Mexico fiscal reform impresses ratings agency

Successful passage through congress could bring an upgrade, but investors see little room for upside in bond markets

Mexico’s fiscal reform bill, presented to congress earlier this week by the government of Felipe Calderon, would boost the prospects for an upgrade of Fitch’s ‘BBB’ foreign currency rating on the sovereign, analyst Shelly Shetty told Emerging Markets today. However, the bill must first navigate its way through congress, and investors believed the markets had already priced in a successful outcome.


Fitch put the ratings on Mexico on positive outlook in March this year, but emphasized that the government would need to reduce budgetary reliance on oil revenues and take action to avert a decline oil output, in order to secure an upgrade. Mexico is also rated ‘BBB’ by Standard & Poor’s, but with a stable outlook.

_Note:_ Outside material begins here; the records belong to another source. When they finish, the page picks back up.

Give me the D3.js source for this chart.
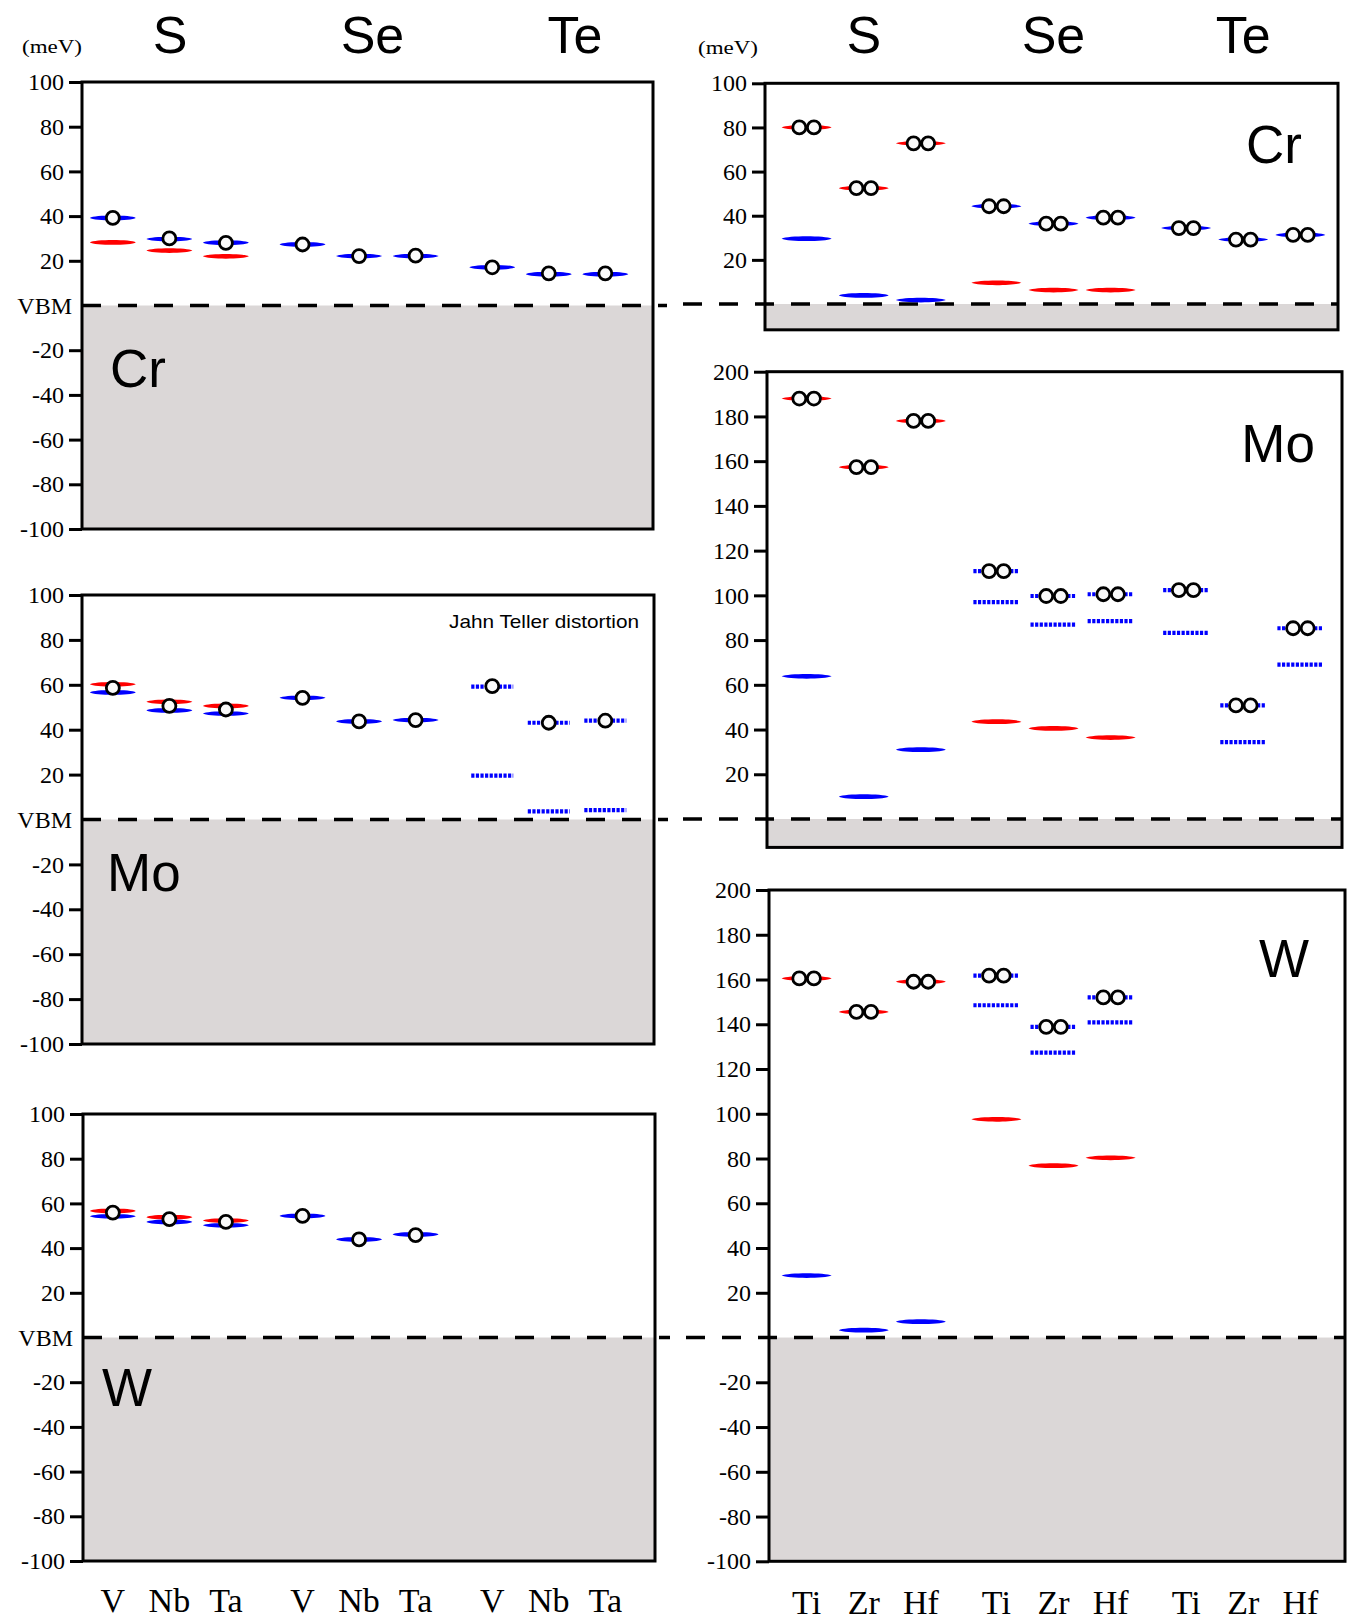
<!DOCTYPE html>
<html>
<head>
<meta charset="utf-8">
<script src="https://cdn.jsdelivr.net/npm/d3@7"></script>
<style>
  html, body { margin: 0; padding: 0; background: #ffffff; }
  svg { display: block; }
</style>
</head>
<body>
<svg id="chart" width="1348" height="1624"></svg>
<script>
// ---------------- DATA ----------------
const chalcogens = ["S", "Se", "Te"];
const leftMetals = ["V", "Nb", "Ta"];
const rightMetals = ["Ti", "Zr", "Hf"];

const leftTicks = [100, 80, 60, 40, 20, 0, -20, -40, -60, -80, -100];
const crRightTicks = [20, 40, 60, 80, 100];
const moRightTicks = [0, 20, 40, 60, 80, 100, 120, 140, 160, 180, 200];
const wRightTicks = [-100, -80, -60, -40, -20, 0, 20, 40, 60, 80, 100, 120, 140, 160, 180, 200];
const vbmLabel = "VBM";
const unitLabel = "(meV)";
const jtLabel = "Jahn Teller distortion";

// order: S-(V,Nb,Ta), Se-(V,Nb,Ta), Te-(V,Nb,Ta)
const crLeftRed      = [28.2, 24.6, 22.0, null, null, null, null, null, null];
const crLeftBlue     = [39.2, 29.7, 28.1, 27.3, 22.1, 22.1, 17.1, 14.0, 14.0];
const crLeftElectron = [39.2, 30.0, 28.0, 27.3, 22.1, 22.3, 17.1, 14.4, 14.4];

const moLeftRed      = [60.2, 52.4, 50.6, null, null, null, null, null, null];
const moLeftBlue     = [56.6, 48.6, 47.2, 54.2, 43.7, 44.3, null, null, null];
const moLeftJTUpper  = [null, null, null, null, null, null, 59.2, 43.1, 44.0];
const moLeftJTLower  = [null, null, null, null, null, null, 19.5, 3.6, 4.2];
const moLeftElectron = [58.6, 50.6, 49.0, 54.2, 43.7, 44.3, 59.4, 43.1, 44.0];

const wLeftRed       = [56.6, 53.8, 52.3, null, null, null, null, null, null];
const wLeftBlue      = [54.2, 51.7, 50.2, 54.4, 43.9, 46.1, null, null, null];
const wLeftElectron  = [55.9, 53.0, 51.7, 54.4, 43.9, 45.8, null, null, null];

// order: S-(Ti,Zr,Hf), Se-(Ti,Zr,Hf), Te-(Ti,Zr,Hf)
const crRightRed     = [80.0, 52.5, 72.8, 9.6, 6.3, 6.3, null, null, null];
const crRightBlue    = [29.6, 3.9, 1.8, 44.3, 36.4, 39.1, 34.4, 29.2, 31.3];
const crRightPair    = [80.0, 52.5, 72.8, 44.3, 36.4, 39.1, 34.4, 29.2, 31.3];

const moRightRed     = [188.0, 157.3, 178.0, 43.5, 40.5, 36.4, null, null, null];
const moRightBlue    = [63.8, 10.0, 31.0, null, null, null, null, null, null];
const moRightJTUpper = [null, null, null, 110.8, 99.7, 100.5, 102.3, 50.8, 85.3];
const moRightJTLower = [null, null, null, 97.0, 86.9, 88.5, 83.2, 34.4, 69.0];
const moRightPair    = [188.0, 157.3, 178.0, 110.8, 99.7, 100.5, 102.3, 50.8, 85.3];

const wRightRed      = [160.5, 145.5, 159.0, 97.5, 76.8, 80.3, null, null, null];
const wRightBlue     = [27.7, 3.3, 7.1, null, null, null, null, null, null];
const wRightJTUpper  = [null, null, null, 161.7, 138.8, 152.0, null, null, null];
const wRightJTLower  = [null, null, null, 148.5, 127.3, 140.8, null, null, null];
const wRightPair     = [160.5, 145.5, 159.0, 161.7, 138.8, 152.0, null, null, null];

// ---------------- LAYOUT ----------------
const SERIF = "'Liberation Serif', 'Times New Roman', serif";
const SANS = "'Liberation Sans', Arial, sans-serif";
const RED = "#ff0000";
const BLUE = "#0000ff";
const GRAY = "#dbd7d7";

const svg = d3.select("#chart");

const leftOuter = d3.scalePoint().domain(chalcogens).range([82, 653]).padding(0.505).align(0.456);
const leftInner = d3.scalePoint().domain(leftMetals).range([-0.298 * leftOuter.step(), 0.298 * leftOuter.step()]);
const rightOuter = d3.scalePoint().domain(chalcogens).range([766, 1341]).padding(0.515).align(0.5);
const rightInner = d3.scalePoint().domain(rightMetals).range([-0.301 * rightOuter.step(), 0.301 * rightOuter.step()]);
const leftHead = d3.scalePoint().domain(chalcogens).range([82, 653]).padding(0.41).align(0.53);

function xLeftAt(i) { return leftOuter(chalcogens[Math.floor(i / 3)]) + leftInner(leftMetals[i % 3]); }
function xRightAt(i) { return rightOuter(chalcogens[Math.floor(i / 3)]) + rightInner(rightMetals[i % 3]); }

// tapered level bar
function barPath(w, h, taper) {
  const a = w / 2, c = w * taper, k = h * 1.33;
  return `M${-a},0C${-a + c},${-k} ${a - c},${-k} ${a},0C${a - c},${k} ${-a + c},${k} ${-a},0Z`;
}

const panels = [
  { side: "left", x0: 82, x1: 653, yDomain: [-100, 100], yRange: [529, 82], frameMin: -100,
    ticks: leftTicks, name: "Cr", nameX: 110, nameY: 387, nameAnchor: "start",
    dashX0: 82, dashX1: 667, barW: 46, pairDx: 0,
    levels: [ { v: crLeftRed, c: RED }, { v: crLeftBlue, c: BLUE } ],
    electrons: crLeftElectron },
  { side: "left", x0: 82, x1: 654, yDomain: [-100, 100], yRange: [1044, 595], frameMin: -100,
    ticks: leftTicks, name: "Mo", nameX: 107, nameY: 891, nameAnchor: "start",
    dashX0: 82, dashX1: 668, barW: 46, pairDx: 0,
    levels: [ { v: moLeftRed, c: RED }, { v: moLeftBlue, c: BLUE },
              { v: moLeftJTUpper, c: BLUE, dotted: true }, { v: moLeftJTLower, c: BLUE, dotted: true } ],
    electrons: moLeftElectron },
  { side: "left", x0: 83, x1: 655, yDomain: [-100, 100], yRange: [1561, 1114], frameMin: -100,
    ticks: leftTicks, name: "W", nameX: 102, nameY: 1406, nameAnchor: "start",
    dashX0: 83, dashX1: 670, barW: 46, pairDx: 0,
    levels: [ { v: wLeftRed, c: RED }, { v: wLeftBlue, c: BLUE } ],
    electrons: wLeftElectron },
  { side: "right", x0: 765, x1: 1338, yDomain: [0, 100], yRange: [304, 83.3], frameMin: -11.7,
    ticks: crRightTicks, name: "Cr", nameX: 1302, nameY: 163, nameAnchor: "end",
    dashX0: 683, dashX1: 1338, barW: 50, pairDx: 7.3,
    levels: [ { v: crRightRed, c: RED }, { v: crRightBlue, c: BLUE } ],
    electrons: crRightPair },
  { side: "right", x0: 767, x1: 1342, yDomain: [0, 200], yRange: [819, 371.7], frameMin: -12.7,
    ticks: moRightTicks, name: "Mo", nameX: 1315, nameY: 462, nameAnchor: "end",
    dashX0: 683, dashX1: 1342, barW: 50, pairDx: 7.3,
    levels: [ { v: moRightRed, c: RED }, { v: moRightBlue, c: BLUE },
              { v: moRightJTUpper, c: BLUE, dotted: true }, { v: moRightJTLower, c: BLUE, dotted: true } ],
    electrons: moRightPair },
  { side: "right", x0: 769, x1: 1345, yDomain: [-100, 200], yRange: [1561.3, 890], frameMin: -100,
    ticks: wRightTicks, name: "W", nameX: 1309, nameY: 977, nameAnchor: "end",
    dashX0: 686, dashX1: 1345, barW: 50, pairDx: 7.3,
    levels: [ { v: wRightRed, c: RED }, { v: wRightBlue, c: BLUE },
              { v: wRightJTUpper, c: BLUE, dotted: true }, { v: wRightJTLower, c: BLUE, dotted: true } ],
    electrons: wRightPair }
];

function drawPanel(p) {
  const g = svg.append("g");
  const y = d3.scaleLinear().domain(p.yDomain).range(p.yRange);
  const xAt = p.side === "left" ? xLeftAt : xRightAt;
  const yTop = y(p.yDomain[1]);
  const yBot = y(p.frameMin);
  const y0 = y(0);

  // valence band region
  g.append("rect")
    .attr("x", p.x0).attr("y", y0)
    .attr("width", p.x1 - p.x0).attr("height", yBot - y0)
    .attr("fill", GRAY);

  // y axis
  const axis = d3.axisLeft(y).tickValues(p.ticks).tickSize(13).tickPadding(5)
    .tickFormat(d => d === 0 ? (p.side === "left" ? vbmLabel : "") : d);
  const ax = g.append("g").attr("transform", `translate(${p.x0},0)`).call(axis);
  ax.select(".domain").remove();
  ax.selectAll(".tick line").attr("stroke", "#000").attr("stroke-width", 3);
  ax.selectAll(".tick text")
    .attr("font-family", SERIF).attr("font-size", 24).attr("fill", "#000");
  const zeroTick = ax.selectAll(".tick").filter(d => d === 0);
  zeroTick.select("line").remove();
  zeroTick.select("text").attr("x", -10);

  // VBM dashed line
  g.append("line")
    .attr("x1", p.dashX0).attr("x2", p.dashX1)
    .attr("y1", y0).attr("y2", y0)
    .attr("stroke", "#000").attr("stroke-width", 3.5)
    .attr("stroke-dasharray", "19,17");

  // defect levels
  p.levels.forEach(s => {
    const pts = s.v.map((v, i) => ({ v, i })).filter(d => d.v !== null);
    if (s.dotted) {
      g.selectAll(null).data(pts).enter().append("line")
        .attr("x1", d => xAt(d.i) - p.barW / 2 + 2)
        .attr("x2", d => xAt(d.i) + p.barW / 2 - 2)
        .attr("y1", d => y(d.v)).attr("y2", d => y(d.v))
        .attr("stroke", s.c).attr("stroke-width", 4.2)
        .attr("stroke-dasharray", "3.2,1.4");
    } else {
      g.selectAll(null).data(pts).enter().append("path")
        .attr("d", barPath(p.barW, 2.4, p.side === "left" ? 0.1 : 0.13))
        .attr("transform", d => `translate(${xAt(d.i)},${y(d.v)})`)
        .attr("fill", s.c);
    }
  });

  // electrons
  const ePts = p.electrons.map((v, i) => ({ v, i })).filter(d => d.v !== null);
  const offsets = p.pairDx ? [-p.pairDx, p.pairDx] : [0];
  offsets.forEach(dx => {
    g.selectAll(null).data(ePts).enter().append("circle")
      .attr("cx", d => xAt(d.i) + dx)
      .attr("cy", d => y(d.v))
      .attr("r", 6.5)
      .attr("fill", "#fafafa")
      .attr("stroke", "#000")
      .attr("stroke-width", 2.8);
  });

  // frame
  g.append("rect")
    .attr("x", p.x0).attr("y", yTop)
    .attr("width", p.x1 - p.x0).attr("height", yBot - yTop)
    .attr("fill", "none").attr("stroke", "#000").attr("stroke-width", 3);

  // metal name label
  g.append("text")
    .attr("x", p.nameX).attr("y", p.nameY)
    .attr("text-anchor", p.nameAnchor)
    .attr("font-family", SANS).attr("font-size", 53).attr("fill", "#000")
    .text(p.name);
}

panels.forEach(drawPanel);

// Jahn Teller note
svg.append("text")
  .attr("x", 639).attr("y", 628)
  .attr("text-anchor", "end")
  .attr("font-family", SANS).attr("font-size", 19)
  .attr("textLength", 190).attr("lengthAdjust", "spacingAndGlyphs")
  .text(jtLabel);

// column headings
svg.selectAll(null).data(chalcogens).enter().append("text")
  .attr("x", d => leftHead(d)).attr("y", 53)
  .attr("text-anchor", "middle")
  .attr("font-family", SANS).attr("font-size", 52)
  .text(d => d);
svg.selectAll(null).data(chalcogens).enter().append("text")
  .attr("x", d => rightOuter(d)).attr("y", 53)
  .attr("text-anchor", "middle")
  .attr("font-family", SANS).attr("font-size", 52)
  .text(d => d);

// unit labels
[[22, 53], [698, 54]].forEach(([ux, uy]) => {
  svg.append("text")
    .attr("x", ux).attr("y", uy)
    .attr("font-family", SERIF).attr("font-size", 19)
    .attr("textLength", 60).attr("lengthAdjust", "spacingAndGlyphs")
    .text(unitLabel);
});

// bottom category labels
const leftLabels = chalcogens.flatMap(c => leftMetals.map(m => ({ c, m })));
svg.selectAll(null).data(leftLabels).enter().append("text")
  .attr("x", (d, i) => xLeftAt(i)).attr("y", 1612)
  .attr("text-anchor", "middle")
  .attr("font-family", SERIF).attr("font-size", 34)
  .text(d => d.m);
const rightLabels = chalcogens.flatMap(c => rightMetals.map(m => ({ c, m })));
svg.selectAll(null).data(rightLabels).enter().append("text")
  .attr("x", (d, i) => xRightAt(i)).attr("y", 1614)
  .attr("text-anchor", "middle")
  .attr("font-family", SERIF).attr("font-size", 34)
  .text(d => d.m);
</script>
</body>
</html>
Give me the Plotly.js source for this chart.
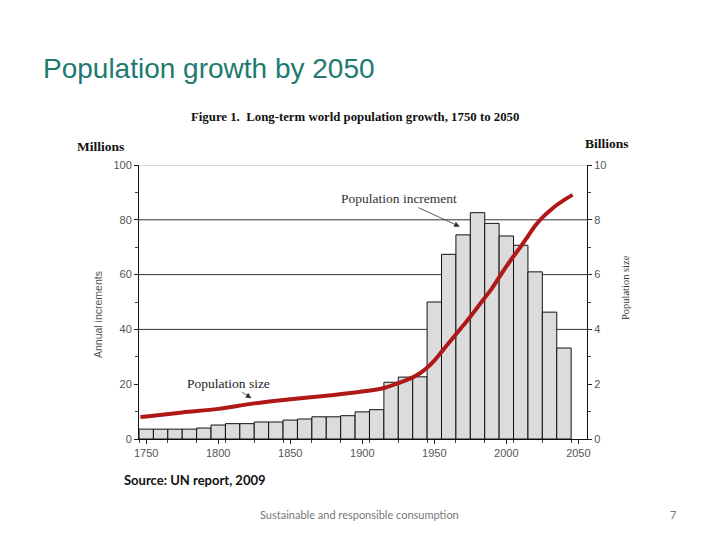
<!DOCTYPE html>
<html>
<head>
<meta charset="utf-8">
<script src="https://cdn.plot.ly/plotly-3.0.1.min.js"></script>
<style>
  html, body { margin: 0; padding: 0; background: #ffffff; }
  #chart { width: 720px; height: 540px; }
</style>
</head>
<body>
<div id="chart"></div>
<script>
// Decade bars: annual population increments (millions)
const decades = [1750,1760,1770,1780,1790,1800,1810,1820,1830,1840,1850,1860,1870,1880,1890,
                 1900,1910,1920,1930,1940,1950,1960,1970,1980,1990,2000,2010,2020,2030,2040];
const increments = [3.6,3.6,3.6,3.6,4.0,5.1,5.6,5.6,6.2,6.2,6.9,7.3,8.1,8.1,8.5,
                    9.9,10.7,20.7,22.6,22.7,50.0,67.4,74.5,82.6,78.7,74.1,70.7,61.0,46.3,33.2];

// Population size curve (billions)
const popYears = [1746,1750,1775,1800,1825,1850,1875,1900,1915,1925,1935,1940,1945,1950,1955,1960,
                  1965,1970,1975,1980,1985,1990,1995,2000,2005,2010,2015,2020,2025,2030,2035,2040,2046];
const popSize = [0.80,0.82,0.97,1.10,1.30,1.45,1.58,1.73,1.86,2.04,2.25,2.40,2.60,2.86,3.18,3.50,
                 3.82,4.14,4.46,4.81,5.15,5.50,5.90,6.30,6.67,7.02,7.40,7.78,8.08,8.32,8.54,8.72,8.91];

// Tick labels
const xTickVals = [1750,1800,1850,1900,1950,2000,2050];
const yLeftTicks = [0,20,40,60,80,100];
const yRightTicks = [0,2,4,6,8,10];
const gridValues = [40,60,80,100];

const tickFont = {family: 'Liberation Sans, Arial, sans-serif', size: 11, color: '#555'};
const serif = 'Liberation Serif, Times New Roman, serif';

const traces = [
  {
    type: 'bar', x: decades, y: increments, width: 10,
    marker: {color: '#dcdcdc', line: {color: '#111', width: 1}},
    hoverinfo: 'x+y', showlegend: false
  },
  {
    type: 'scatter', mode: 'lines', x: popYears, y: popSize, yaxis: 'y2',
    line: {color: '#b01818', width: 4, shape: 'spline', smoothing: 1},
    showlegend: false
  }
];

const gridShapes = gridValues.map(v => ({
  type: 'line', xref: 'paper', yref: 'y', x0: 0, x1: 1, y0: v, y1: v,
  line: {color: v === 100 ? '#b0b0b0' : '#333', width: 1}, layer: 'below'
}));

function note(text, x, y, font, extra) {
  return Object.assign({text: text, xref: 'paper', yref: 'paper', x: x, y: y,
    xanchor: 'center', yanchor: 'middle', showarrow: false, font: font}, extra || {});
}

const layout = {
  width: 720, height: 540,
  paper_bgcolor: '#ffffff', plot_bgcolor: '#ffffff',
  margin: {l: 139, r: 133, t: 165, b: 101},
  bargap: 0,
  title: {
    text: 'Population growth by 2050',
    xref: 'container', yref: 'container', x: 43/720, xanchor: 'left', y: 1 - 68/540, yanchor: 'middle',
    font: {family: 'Liberation Sans, Arial, sans-serif', size: 28, color: '#217a70'}
  },
  xaxis: {
    range: [1745, 2056], tickvals: xTickVals, ticks: 'outside', ticklen: 4, tickcolor: '#222',
    showline: true, linecolor: '#111', linewidth: 1, showgrid: false, zeroline: false,
    tickfont: tickFont,
    minor: {ticks: 'outside', ticklen: 3, tickcolor: '#444', tick0: 1745, dtick: 20}
  },
  yaxis: {
    range: [0, 100], tickvals: yLeftTicks, ticks: 'outside', ticklen: 4, tickcolor: '#222',
    showline: true, linecolor: '#111', linewidth: 1, showgrid: false, zeroline: false,
    tickfont: tickFont, ticklabelstandoff: 0,
    minor: {ticks: 'outside', ticklen: 3, tickcolor: '#444', dtick: 10}
  },
  yaxis2: {
    range: [0, 10], tickvals: yRightTicks, overlaying: 'y', side: 'right',
    ticks: 'outside', ticklen: 4, tickcolor: '#222',
    showline: true, linecolor: '#111', linewidth: 1, showgrid: false, zeroline: false,
    tickfont: tickFont, ticklabelstandoff: 0,
    minor: {ticks: 'outside', ticklen: 3, tickcolor: '#444', dtick: 1}
  },
  shapes: gridShapes,
  annotations: [
    note('<b>Figure 1.  Long-term world population growth, 1750 to 2050</b>', 0.483, 1.175,
         {family: serif, size: 12.8, color: '#111'}),
    note('<b>Millions</b>', -0.087, 1.069, {family: serif, size: 13.5, color: '#111'}),
    note('<b>Billions</b>', 1.045, 1.080, {family: serif, size: 13.5, color: '#111'}),
    note('Annual increments', -0.0915, 0.4526,
         {family: 'Liberation Sans Narrow, Liberation Sans, Arial, sans-serif', size: 10.5, color: '#555'},
         {textangle: -90}),
    note('Population size', 1.085, 0.551, {family: serif, size: 10.5, color: '#333'}, {textangle: -90}),
    {text: 'Population increment', x: 1967.7, y: 77.5, xref: 'x', yref: 'y', showarrow: true,
     ax: -61, ay: -28, arrowhead: 2, arrowsize: 1.4, arrowwidth: 0.8, arrowcolor: '#333',
     font: {family: serif, size: 13.5, color: '#333'}},
    {text: 'Population size', x: 1823, y: 14.9, xref: 'x', yref: 'y', showarrow: true,
     ax: -23, ay: -15, arrowhead: 2, arrowsize: 1.4, arrowwidth: 0.8, arrowcolor: '#333',
     font: {family: serif, size: 13.5, color: '#222'}},
    note('<b>Source: UN report, 2009</b>', -0.038, -0.150, {family: 'Lato, sans-serif', size: 13, color: '#111'},
         {xanchor: 'left'}),
    note('Sustainable and responsible consumption', 0.493, -0.277, {family: 'Lato, sans-serif', size: 11, color: '#777'}),
    note('7', 1.192, -0.277, {family: 'Lato, sans-serif', size: 11, color: '#777'})
  ]
};

Plotly.newPlot('chart', traces, layout, {displayModeBar: false, staticPlot: true});
</script>
</body>
</html>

The bill aims to add up to 2.8% of GDP to fiscal revenues through the establishment of a 16% flat tax rate on corporate incomes in 2008 (increased to 19% from 2009), together with a number of other new levies, and an overhaul of tax administration to curb evasion.

Shetty said she believed these goals were realistic, and would also smooth the path to increased investment by the country’s state-owned oil and gas producer Pemex, to bolster production at its maturing fields.

“Our sense is that the authorities have done their homework on how much these reforms would raise. They are very aware of the situation at Pemex, and of the constitutional constraints that they face [on private investment in the company]. As such, a fiscal reform that gets them around 3% of GDP does give them some room to relieve Pemex from its high tax burden,” Shetty told Emerging Markets.

Any ratings action would have to wait until the bill had passed through congress, but Shetty was reasonably confident that the legislation would be left largely intact.

“I think a large part of the horse-trading has been done behind the scenes before the bill was submitted. The government has been more interested in a bottom-up approach than the Fox administration, which means they would prefer a reform that is more politically feasible,” she explained. “So they have stayed away from trying to expand the base on which tax can be imposed: politically, that was always a non-starter. But there is still scope for further dilution,” Shetty warned.

That said, the measures now before congress, combined with public sector pensions reform earlier in the year, have expended much of the government’s political capital. Shetty anticipates that the government will need to bed down such reforms over the next six to eight months, after which Mexico will enter the campaign period ahead of the mid-term elections, stifling prospects for further momentum.

Moreover, Siobhan Morden, Latin America local markets strategist at ABN Amro in New York, pointed out that Mexican bonds actually sold off in line with global turbulence on the day the bill was sent to congress, indicating that investors had already discounted its passage.

“For the most part, Mexico is trading at historically tight levels to US swaps and Treasuries, especially at the long end, so it is hard to see the market going further on this reform alone,” Morden told Emerging Markets.

Still, she noted that the prospect of an upgrade if the reform passed successfully would provide some support to Mexican assets if US markets remained nervous in the coming weeks.

“It is a positive development, so there will be a reluctance to sell short the bonds or pay the Mexico rates,” Morden concluded.